WHAT YOU WILL DO:
Only the lines from the one with "Write the matplotlib code for this chart." to the one with "from matplotlib.patches import Rectangle", both included, should be output, without any images.

EXCERPTED RECORDS:
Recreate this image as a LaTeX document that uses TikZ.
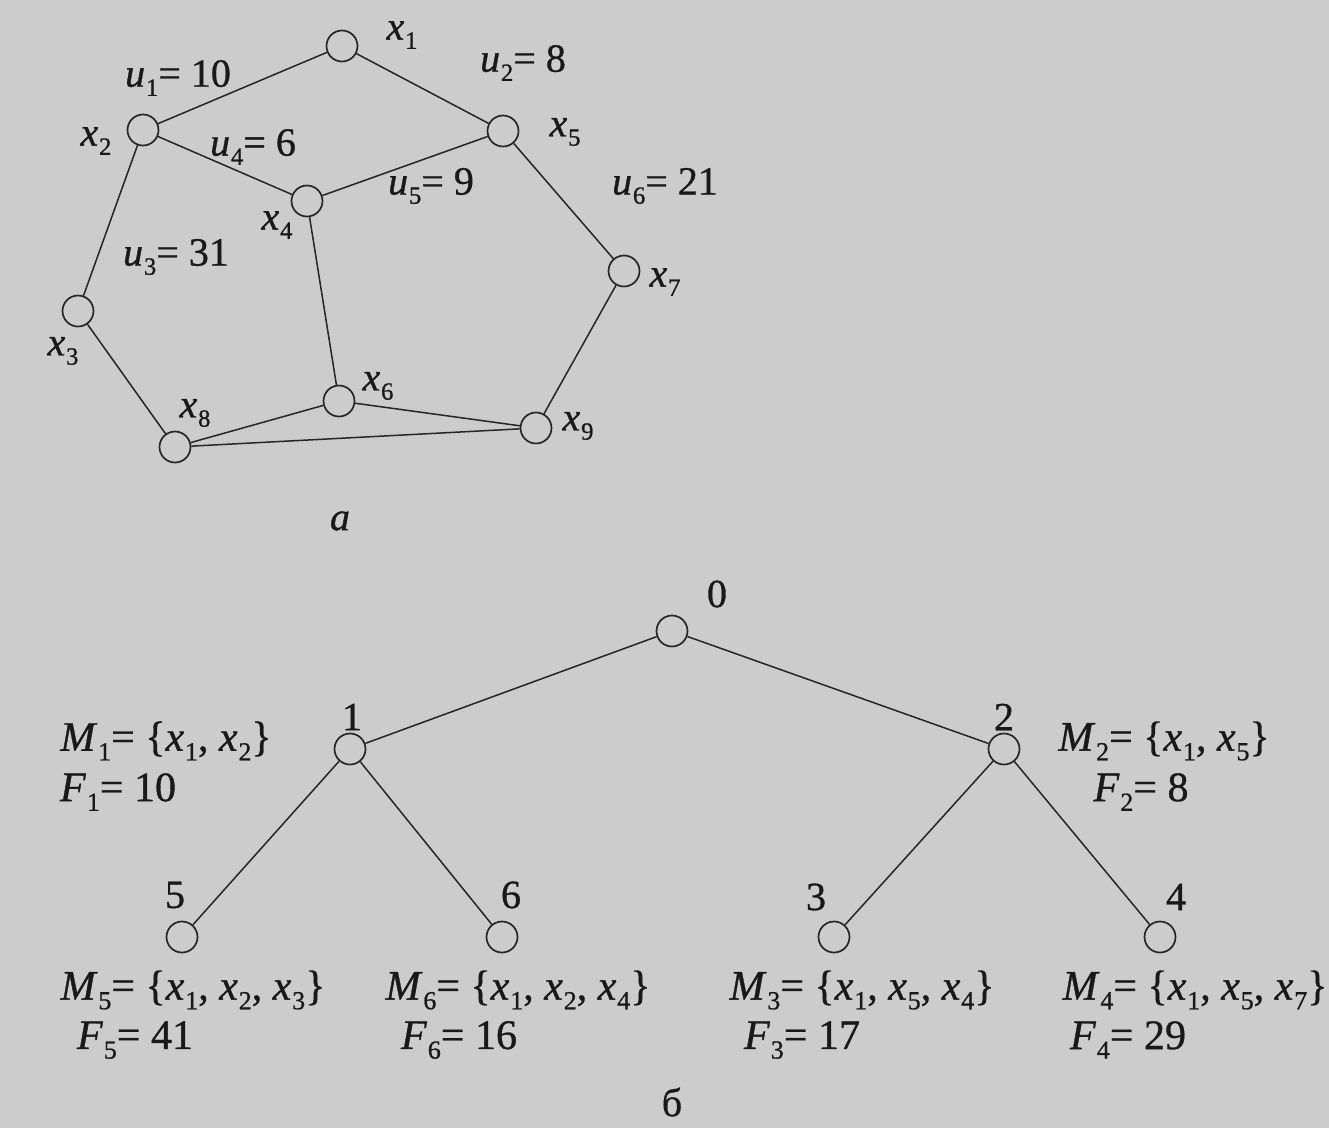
\documentclass[tikz,border=0pt]{standalone}
\usepackage{fontspec}
\setmainfont[FakeBold=0.8]{Liberation Serif}
\newcommand\sbs[1]{\kern0.02em\raisebox{-0.5ex}{\scalebox{0.62}{#1}}}
\newcommand\vx[2]{\textit{#1}\sbs{#2}}
\begin{document}
\begin{tikzpicture}[x=1pt,y=-1pt,
  vtx/.style={circle,draw=black!85,line width=1.7pt,minimum size=31pt,inner sep=0pt},
  edge/.style={draw=black!85,line width=1.5pt},
  glab/.style={font=\fontsize{40}{44}\selectfont,text=black!90,inner sep=0pt},
  tlab/.style={font=\fontsize{42}{46}\selectfont,text=black!90,inner sep=0pt},
  num/.style={font=\fontsize{40}{44}\selectfont,text=black!90,inner sep=0pt}]
\fill[black!20] (0,0) rectangle (1329,1128);
\useasboundingbox (0,0) rectangle (1329,1128);
% graph a
\node[vtx] (x1) at (342,46) {};
\node[vtx] (x2) at (143,130) {};
\node[vtx] (x5) at (503,131) {};
\node[vtx] (x4) at (307,201) {};
\node[vtx] (x7) at (624,271) {};
\node[vtx] (x3) at (78,311) {};
\node[vtx] (x6) at (339,401) {};
\node[vtx] (x8) at (175,447) {};
\node[vtx] (x9) at (536,428) {};
\foreach \a/\b in {x1/x2,x1/x5,x2/x4,x4/x5,x2/x3,x3/x8,x4/x6,x5/x7,x7/x9,x6/x8,x6/x9,x8/x9}
  \draw[edge] (\a) -- (\b);
\node[glab] (lx1) at (402,35) {\vx{x}{1}};
\node[glab] (lx2) at (96,141) {\vx{x}{2}};
\node[glab] (lx5) at (565,132) {\vx{x}{5}};
\node[glab] (lx4) at (277,225) {\vx{x}{4}};
\node[glab] (lx7) at (665,282) {\vx{x}{7}};
\node[glab] (lx3) at (63,351) {\vx{x}{3}};
\node[glab] (lx6) at (378,386) {\vx{x}{6}};
\node[glab] (lx8) at (195,413) {\vx{x}{8}};
\node[glab] (lx9) at (578,426) {\vx{x}{9}};
\node[glab] (u1) at (178,78) {\vx{u}{1}= 10};
\node[glab] (u2) at (523,63) {\vx{u}{2}= 8};
\node[glab] (u4) at (253,147) {\vx{u}{4}= 6};
\node[glab] (u5) at (431,186) {\vx{u}{5}= 9};
\node[glab] (u6) at (665,186) {\vx{u}{6}= 21};
\node[glab] (u3) at (176,257) {\vx{u}{3}= 31};
\node[glab] (la) at (340,521) {\textit{a}};
% tree b
\node[vtx] (t0) at (672,631) {};
\node[vtx] (t1) at (350,749) {};
\node[vtx] (t2) at (1004,749) {};
\node[vtx] (t5) at (182,937) {};
\node[vtx] (t6) at (502,937) {};
\node[vtx] (t3) at (834,937) {};
\node[vtx] (t4) at (1160,937) {};
\foreach \a/\b in {t0/t1,t0/t2,t1/t5,t1/t6,t2/t3,t2/t4}
  \draw[edge] (\a) -- (\b);
\node[num] (n0) at (717,594) {0};
\node[num] (n1) at (352,717) {1};
\node[num] (n2) at (1004,717) {2};
\node[num] (n5) at (175,895) {5};
\node[num] (n6) at (511,895) {6};
\node[num] (n3) at (816,897) {3};
\node[num] (n4) at (1176,897) {4};
\node[tlab] (m1) at (166,741) {\vx{M}{1}= \{\vx{x}{1}, \vx{x}{2}\}};
\node[tlab] (f1) at (118,792) {\vx{F}{1}= 10};
\node[tlab] (m2) at (1164,741) {\vx{M}{2}= \{\vx{x}{1}, \vx{x}{5}\}};
\node[tlab] (f2) at (1141,792) {\vx{F}{2}= 8};
\node[tlab] (m5) at (193,990) {\vx{M}{5}= \{\vx{x}{1}, \vx{x}{2}, \vx{x}{3}\}};
\node[tlab] (f5) at (135,1040) {\vx{F}{5}= 41};
\node[tlab] (m6) at (518,990) {\vx{M}{6}= \{\vx{x}{1}, \vx{x}{2}, \vx{x}{4}\}};
\node[tlab] (f6) at (459,1040) {\vx{F}{6}= 16};
\node[tlab] (m3) at (862,990) {\vx{M}{3}= \{\vx{x}{1}, \vx{x}{5}, \vx{x}{4}\}};
\node[tlab] (f3) at (802,1040) {\vx{F}{3}= 17};
\node[tlab] (m4) at (1195,990) {\vx{M}{4}= \{\vx{x}{1}, \vx{x}{5}, \vx{x}{7}\}};
\node[tlab] (f4) at (1128,1040) {\vx{F}{4}= 29};
\node[glab] (lb) at (672,1102) {б};
\end{tikzpicture}
\end{document}
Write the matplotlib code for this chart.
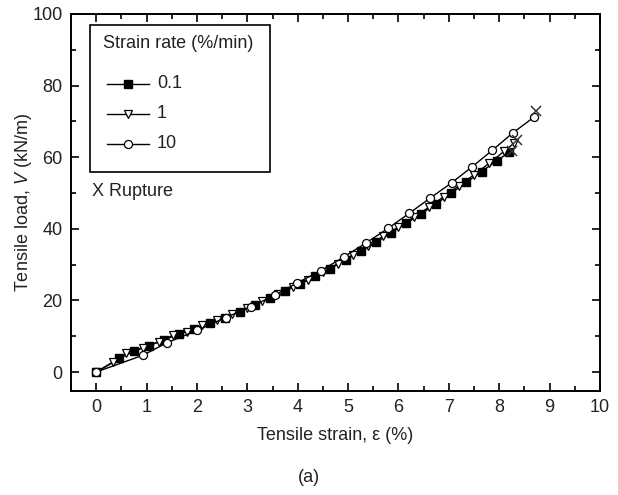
import matplotlib
matplotlib.use("Agg")
import matplotlib.pyplot as plt
from matplotlib.ticker import MultipleLocator
from matplotlib.lines import Line2D
from matplotlib.patches import Rectangle

plt.rcParams['font.family'] = ['Liberation Sans', 'DejaVu Sans']
plt.rcParams['mathtext.fontset'] = 'custom'
plt.rcParams['mathtext.rm'] = 'Liberation Sans'
plt.rcParams['mathtext.it'] = 'Liberation Sans:italic'

# 0.1 %/min (filled squares)
x_01 = [0, 0.45, 0.75, 1.05, 1.35, 1.65, 1.95, 2.25, 2.55, 2.85, 3.15, 3.45, 3.75, 4.05,
        4.35, 4.65, 4.95, 5.25, 5.55, 5.85, 6.15, 6.45, 6.75, 7.05, 7.35, 7.65, 7.95, 8.2]
y_01 = [0, 3.8, 5.8, 7.4, 9.0, 10.6, 12.1, 13.6, 15.2, 16.9, 18.7, 20.6, 22.6, 24.6,
        26.7, 28.9, 31.3, 33.7, 36.2, 38.8, 41.5, 44.2, 47.0, 50.0, 53.0, 56.0, 59.0, 61.4]
# 1 %/min (open triangles)
x_1 = [0, 0.34, 0.6, 0.92, 1.24, 1.53, 1.8, 2.1, 2.4, 2.7, 3.0, 3.3, 3.6, 3.9, 4.2, 4.5,
       4.8, 5.1, 5.4, 5.7, 6.0, 6.3, 6.6, 6.9, 7.2, 7.5, 7.8, 8.1, 8.3]
y_1 = [0, 2.7, 5.2, 6.8, 8.4, 10.3, 11.2, 13.1, 14.4, 16.3, 17.9, 19.8, 21.7, 23.8, 25.8, 28.0,
       30.3, 32.8, 35.3, 37.9, 40.5, 43.2, 46.0, 49.0, 52.0, 55.1, 58.3, 61.7, 64.0]
# 10 %/min (open circles)
x_10 = [0, 0.93, 1.41, 2.0, 2.57, 3.08, 3.54, 3.99, 4.46, 4.91, 5.35, 5.79, 6.21, 6.63,
        7.06, 7.46, 7.86, 8.27, 8.69]
y_10 = [0, 4.7, 8.2, 11.6, 15.2, 18.3, 21.4, 24.9, 28.3, 32.1, 36.0, 40.1, 44.3, 48.6,
        52.9, 57.3, 61.9, 66.8, 71.2]
# rupture points
rup_x = [8.25, 8.35, 8.73]
rup_y = [61.7, 64.9, 72.8]

labels = ['0.1', '1', '10']
legend_title = 'Strain rate (%/min)'

FS = 13
TXT = '#222222'
W, H = 618, 495

def fx(px):
    return px / W

def fy(py):
    return 1 - py / H

fig = plt.figure(figsize=(6.18, 4.95), dpi=100)
ax = fig.add_axes([fx(71), fy(391), (600 - 71) / W, (391 - 14) / H])

ms = 5.2
styles = [
    dict(marker='s', ms=ms, mfc='black', mec='black'),
    dict(marker='v', ms=ms + 0.8, mfc='white', mec='black', mew=0.9),
    dict(marker='o', ms=ms + 0.6, mfc='white', mec='black', mew=0.9),
]
series = [(x_01, y_01), (x_1, y_1), (x_10, y_10)]
for i, ((xs, ys), st) in enumerate(zip(series, styles)):
    ax.plot(xs, ys, '-', color='black', lw=1.0, zorder=3 + i, **st)
ax.plot(rup_x, rup_y, 'x', color='#333333', ms=7, mew=1.1, zorder=6)

ax.set_xlim(-0.5, 10)
ax.set_ylim(-5.3, 100)
ax.xaxis.set_major_locator(MultipleLocator(1))
ax.xaxis.set_minor_locator(MultipleLocator(0.5))
ax.yaxis.set_major_locator(MultipleLocator(20))
ax.yaxis.set_minor_locator(MultipleLocator(10))
ax.tick_params(which='both', direction='in', top=True, right=True, width=1.2,
               labelsize=FS, colors='black', labelcolor=TXT)
ax.tick_params(which='major', length=6, pad=6)
ax.tick_params(which='minor', length=3.5)
for s in ax.spines.values():
    s.set_linewidth(1.4)

ax.set_xlabel('Tensile strain, ε (%)', fontsize=FS, labelpad=8, color=TXT)
ax.set_ylabel('Tensile load, $V$ (kN/m)', fontsize=FS, labelpad=-1, color=TXT)

# Legend box drawn in figure coordinates
fig.add_artist(Rectangle((fx(90), fy(172)), (270 - 90) / W, (172 - 25) / H,
                         transform=fig.transFigure, fill=False, edgecolor='black',
                         linewidth=1.2, zorder=10))
fig.text(fx(103), fy(44), legend_title, fontsize=FS, va='center', ha='left', color=TXT)
for lab, st, py in zip(labels, styles, [83.5, 114, 144]):
    fig.add_artist(Line2D([fx(107), fx(149)], [fy(py), fy(py)], transform=fig.transFigure,
                          color='black', lw=1.0, zorder=10))
    fig.add_artist(Line2D([fx(128)], [fy(py)], transform=fig.transFigure,
                          color='black', lw=0, zorder=11, **st))
    fig.text(fx(157), fy(py), lab, fontsize=FS, va='center', ha='left', color=TXT)

fig.text(fx(92), fy(192), 'X Rupture', fontsize=FS, va='center', ha='left', color=TXT)
fig.text(fx(309), fy(478), '(a)', fontsize=FS, va='center', ha='center', color=TXT)

fig.savefig('out.png', dpi=100)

SOLUTION FOR THIS TASK:
Write the matplotlib code for this chart.
import matplotlib
matplotlib.use("Agg")
import matplotlib.pyplot as plt
from matplotlib.ticker import MultipleLocator
from matplotlib.lines import Line2D
from matplotlib.patches import Rectangle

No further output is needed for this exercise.